╭─ Given data

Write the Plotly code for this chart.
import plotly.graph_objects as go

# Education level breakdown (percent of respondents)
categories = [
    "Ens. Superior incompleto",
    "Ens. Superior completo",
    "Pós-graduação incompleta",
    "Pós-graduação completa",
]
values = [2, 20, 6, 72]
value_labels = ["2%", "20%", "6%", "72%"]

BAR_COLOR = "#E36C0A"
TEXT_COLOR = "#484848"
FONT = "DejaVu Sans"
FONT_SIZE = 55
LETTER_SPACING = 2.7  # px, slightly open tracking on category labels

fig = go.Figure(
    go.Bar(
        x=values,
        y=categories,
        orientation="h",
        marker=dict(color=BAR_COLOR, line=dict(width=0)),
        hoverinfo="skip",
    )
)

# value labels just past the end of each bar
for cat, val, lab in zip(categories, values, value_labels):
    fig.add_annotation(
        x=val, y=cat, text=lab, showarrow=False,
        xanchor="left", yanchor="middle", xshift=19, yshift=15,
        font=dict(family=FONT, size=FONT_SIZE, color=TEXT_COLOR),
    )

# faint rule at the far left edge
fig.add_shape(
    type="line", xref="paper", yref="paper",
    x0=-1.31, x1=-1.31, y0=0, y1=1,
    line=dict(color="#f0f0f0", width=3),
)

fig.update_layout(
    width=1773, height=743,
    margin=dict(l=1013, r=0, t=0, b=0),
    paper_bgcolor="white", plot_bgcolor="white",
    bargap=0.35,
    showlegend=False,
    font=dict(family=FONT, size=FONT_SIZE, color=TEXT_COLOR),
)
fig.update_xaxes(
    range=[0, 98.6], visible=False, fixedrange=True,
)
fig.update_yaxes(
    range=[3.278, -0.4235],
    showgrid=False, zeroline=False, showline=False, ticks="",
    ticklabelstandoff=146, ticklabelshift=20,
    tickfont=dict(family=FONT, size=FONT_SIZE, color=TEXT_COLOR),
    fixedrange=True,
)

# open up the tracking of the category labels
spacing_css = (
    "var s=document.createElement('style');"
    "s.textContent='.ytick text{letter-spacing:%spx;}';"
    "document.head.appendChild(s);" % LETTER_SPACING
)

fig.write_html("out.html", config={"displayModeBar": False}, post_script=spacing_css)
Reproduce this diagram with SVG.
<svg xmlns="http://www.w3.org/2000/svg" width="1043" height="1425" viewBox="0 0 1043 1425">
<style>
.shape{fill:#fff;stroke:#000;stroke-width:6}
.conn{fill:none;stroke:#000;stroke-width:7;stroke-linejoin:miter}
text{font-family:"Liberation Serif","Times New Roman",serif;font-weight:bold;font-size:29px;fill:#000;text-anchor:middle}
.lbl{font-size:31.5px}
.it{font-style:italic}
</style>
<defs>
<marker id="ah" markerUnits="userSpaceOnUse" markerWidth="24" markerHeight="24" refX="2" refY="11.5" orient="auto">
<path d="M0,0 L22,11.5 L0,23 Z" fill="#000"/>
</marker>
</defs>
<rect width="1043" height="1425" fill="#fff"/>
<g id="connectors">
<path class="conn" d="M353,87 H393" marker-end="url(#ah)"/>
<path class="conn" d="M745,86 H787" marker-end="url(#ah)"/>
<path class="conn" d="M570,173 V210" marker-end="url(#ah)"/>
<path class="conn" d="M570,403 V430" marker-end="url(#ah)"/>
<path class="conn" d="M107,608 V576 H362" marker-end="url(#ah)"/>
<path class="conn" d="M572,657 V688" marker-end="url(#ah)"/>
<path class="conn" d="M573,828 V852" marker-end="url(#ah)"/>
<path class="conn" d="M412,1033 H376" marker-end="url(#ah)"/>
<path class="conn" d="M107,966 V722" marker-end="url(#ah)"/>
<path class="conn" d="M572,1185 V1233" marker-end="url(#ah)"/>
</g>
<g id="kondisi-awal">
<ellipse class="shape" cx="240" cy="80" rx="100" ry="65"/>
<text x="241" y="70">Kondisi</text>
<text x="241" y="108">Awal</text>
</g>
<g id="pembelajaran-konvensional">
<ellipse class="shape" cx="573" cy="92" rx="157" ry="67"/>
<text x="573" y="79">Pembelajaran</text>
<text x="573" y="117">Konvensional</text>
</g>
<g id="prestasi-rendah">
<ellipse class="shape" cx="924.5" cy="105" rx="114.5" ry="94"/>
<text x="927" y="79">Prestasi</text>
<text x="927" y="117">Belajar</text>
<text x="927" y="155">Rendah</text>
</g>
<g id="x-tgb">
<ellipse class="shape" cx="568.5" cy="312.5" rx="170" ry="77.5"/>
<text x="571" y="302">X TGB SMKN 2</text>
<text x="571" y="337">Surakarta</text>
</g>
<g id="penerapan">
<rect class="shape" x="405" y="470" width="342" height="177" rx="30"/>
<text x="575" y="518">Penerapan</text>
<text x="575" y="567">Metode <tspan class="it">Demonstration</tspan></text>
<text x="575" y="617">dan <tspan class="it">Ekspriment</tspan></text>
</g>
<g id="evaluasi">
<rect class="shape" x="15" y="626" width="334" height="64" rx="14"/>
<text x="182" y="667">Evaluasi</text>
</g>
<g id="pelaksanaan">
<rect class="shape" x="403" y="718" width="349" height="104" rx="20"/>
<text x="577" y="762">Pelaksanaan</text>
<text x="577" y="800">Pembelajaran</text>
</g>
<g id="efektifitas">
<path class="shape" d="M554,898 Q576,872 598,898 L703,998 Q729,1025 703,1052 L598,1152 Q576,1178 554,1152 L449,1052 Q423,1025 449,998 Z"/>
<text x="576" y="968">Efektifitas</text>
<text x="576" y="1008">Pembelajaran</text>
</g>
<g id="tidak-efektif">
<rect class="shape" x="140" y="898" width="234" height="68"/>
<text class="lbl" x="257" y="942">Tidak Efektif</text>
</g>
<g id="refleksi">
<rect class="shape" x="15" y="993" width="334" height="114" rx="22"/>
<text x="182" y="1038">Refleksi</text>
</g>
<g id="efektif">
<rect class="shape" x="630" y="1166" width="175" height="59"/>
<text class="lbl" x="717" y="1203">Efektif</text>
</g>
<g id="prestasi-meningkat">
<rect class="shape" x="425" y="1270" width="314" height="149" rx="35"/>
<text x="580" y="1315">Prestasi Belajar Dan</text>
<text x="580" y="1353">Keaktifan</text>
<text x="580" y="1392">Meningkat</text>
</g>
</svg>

╰─

- [Problem to work on]:
Please output the complete data exactly.

- [Exercise result]:
Write the Plotly code for this chart.
import plotly.graph_objects as go

# Education level breakdown (percent of respondents)
categories = [
    "Ens. Superior incompleto",
    "Ens. Superior completo",
    "Pós-graduação incompleta",
    "Pós-graduação completa",
]
values = [2, 20, 6, 72]
value_labels = ["2%", "20%", "6%", "72%"]

BAR_COLOR = "#E36C0A"
TEXT_COLOR = "#484848"
FONT = "DejaVu Sans"
FONT_SIZE = 55
LETTER_SPACING = 2.7  # px, slightly open tracking on category labels

fig = go.Figure(
    go.Bar(
        x=values,
        y=categories,
        orientation="h",
        marker=dict(color=BAR_COLOR, line=dict(width=0)),
        hoverinfo="skip",
    )
)

# value labels just past the end of each bar
for cat, val, lab in zip(categories, values, value_labels):
    fig.add_annotation(
        x=val, y=cat, text=lab, showarrow=False,
        xanchor="left", yanchor="middle", xshift=19, yshift=15,
        font=dict(family=FONT, size=FONT_SIZE, color=TEXT_COLOR),
    )

# faint rule at the far left edge
fig.add_shape(
    type="line", xref="paper", yref="paper",
    x0=-1.31, x1=-1.31, y0=0, y1=1,
    line=dict(color="#f0f0f0", width=3),
)

fig.update_layout(
    width=1773, height=743,
    margin=dict(l=1013, r=0, t=0, b=0),
    paper_bgcolor="white", plot_bgcolor="white",
    bargap=0.35,
    showlegend=False,
    font=dict(family=FONT, size=FONT_SIZE, color=TEXT_COLOR),
)
fig.update_xaxes(
    range=[0, 98.6], visible=False, fixedrange=True,
)
fig.update_yaxes(
    range=[3.278, -0.4235],
    showgrid=False, zeroline=False, showline=False, ticks="",
    ticklabelstandoff=146, ticklabelshift=20,
    tickfont=dict(family=FONT, size=FONT_SIZE, color=TEXT_COLOR),
    fixedrange=True,
)

# open up the tracking of the category labels
spacing_css = (
    "var s=document.createElement('style');"
    "s.textContent='.ytick text{letter-spacing:%spx;}';"
    "document.head.appendChild(s);" % LETTER_SPACING
)

fig.write_html("out.html", config={"displayModeBar": False}, post_script=spacing_css)
Reproduce this diagram with SVG.
<svg xmlns="http://www.w3.org/2000/svg" width="1043" height="1425" viewBox="0 0 1043 1425">
<style>
.shape{fill:#fff;stroke:#000;stroke-width:6}
.conn{fill:none;stroke:#000;stroke-width:7;stroke-linejoin:miter}
text{font-family:"Liberation Serif","Times New Roman",serif;font-weight:bold;font-size:29px;fill:#000;text-anchor:middle}
.lbl{font-size:31.5px}
.it{font-style:italic}
</style>
<defs>
<marker id="ah" markerUnits="userSpaceOnUse" markerWidth="24" markerHeight="24" refX="2" refY="11.5" orient="auto">
<path d="M0,0 L22,11.5 L0,23 Z" fill="#000"/>
</marker>
</defs>
<rect width="1043" height="1425" fill="#fff"/>
<g id="connectors">
<path class="conn" d="M353,87 H393" marker-end="url(#ah)"/>
<path class="conn" d="M745,86 H787" marker-end="url(#ah)"/>
<path class="conn" d="M570,173 V210" marker-end="url(#ah)"/>
<path class="conn" d="M570,403 V430" marker-end="url(#ah)"/>
<path class="conn" d="M107,608 V576 H362" marker-end="url(#ah)"/>
<path class="conn" d="M572,657 V688" marker-end="url(#ah)"/>
<path class="conn" d="M573,828 V852" marker-end="url(#ah)"/>
<path class="conn" d="M412,1033 H376" marker-end="url(#ah)"/>
<path class="conn" d="M107,966 V722" marker-end="url(#ah)"/>
<path class="conn" d="M572,1185 V1233" marker-end="url(#ah)"/>
</g>
<g id="kondisi-awal">
<ellipse class="shape" cx="240" cy="80" rx="100" ry="65"/>
<text x="241" y="70">Kondisi</text>
<text x="241" y="108">Awal</text>
</g>
<g id="pembelajaran-konvensional">
<ellipse class="shape" cx="573" cy="92" rx="157" ry="67"/>
<text x="573" y="79">Pembelajaran</text>
<text x="573" y="117">Konvensional</text>
</g>
<g id="prestasi-rendah">
<ellipse class="shape" cx="924.5" cy="105" rx="114.5" ry="94"/>
<text x="927" y="79">Prestasi</text>
<text x="927" y="117">Belajar</text>
<text x="927" y="155">Rendah</text>
</g>
<g id="x-tgb">
<ellipse class="shape" cx="568.5" cy="312.5" rx="170" ry="77.5"/>
<text x="571" y="302">X TGB SMKN 2</text>
<text x="571" y="337">Surakarta</text>
</g>
<g id="penerapan">
<rect class="shape" x="405" y="470" width="342" height="177" rx="30"/>
<text x="575" y="518">Penerapan</text>
<text x="575" y="567">Metode <tspan class="it">Demonstration</tspan></text>
<text x="575" y="617">dan <tspan class="it">Ekspriment</tspan></text>
</g>
<g id="evaluasi">
<rect class="shape" x="15" y="626" width="334" height="64" rx="14"/>
<text x="182" y="667">Evaluasi</text>
</g>
<g id="pelaksanaan">
<rect class="shape" x="403" y="718" width="349" height="104" rx="20"/>
<text x="577" y="762">Pelaksanaan</text>
<text x="577" y="800">Pembelajaran</text>
</g>
<g id="efektifitas">
<path class="shape" d="M554,898 Q576,872 598,898 L703,998 Q729,1025 703,1052 L598,1152 Q576,1178 554,1152 L449,1052 Q423,1025 449,998 Z"/>
<text x="576" y="968">Efektifitas</text>
<text x="576" y="1008">Pembelajaran</text>
</g>
<g id="tidak-efektif">
<rect class="shape" x="140" y="898" width="234" height="68"/>
<text class="lbl" x="257" y="942">Tidak Efektif</text>
</g>
<g id="refleksi">
<rect class="shape" x="15" y="993" width="334" height="114" rx="22"/>
<text x="182" y="1038">Refleksi</text>
</g>
<g id="efektif">
<rect class="shape" x="630" y="1166" width="175" height="59"/>
<text class="lbl" x="717" y="1203">Efektif</text>
</g>
<g id="prestasi-meningkat">
<rect class="shape" x="425" y="1270" width="314" height="149" rx="35"/>
<text x="580" y="1315">Prestasi Belajar Dan</text>
<text x="580" y="1353">Keaktifan</text>
<text x="580" y="1392">Meningkat</text>
</g>
</svg>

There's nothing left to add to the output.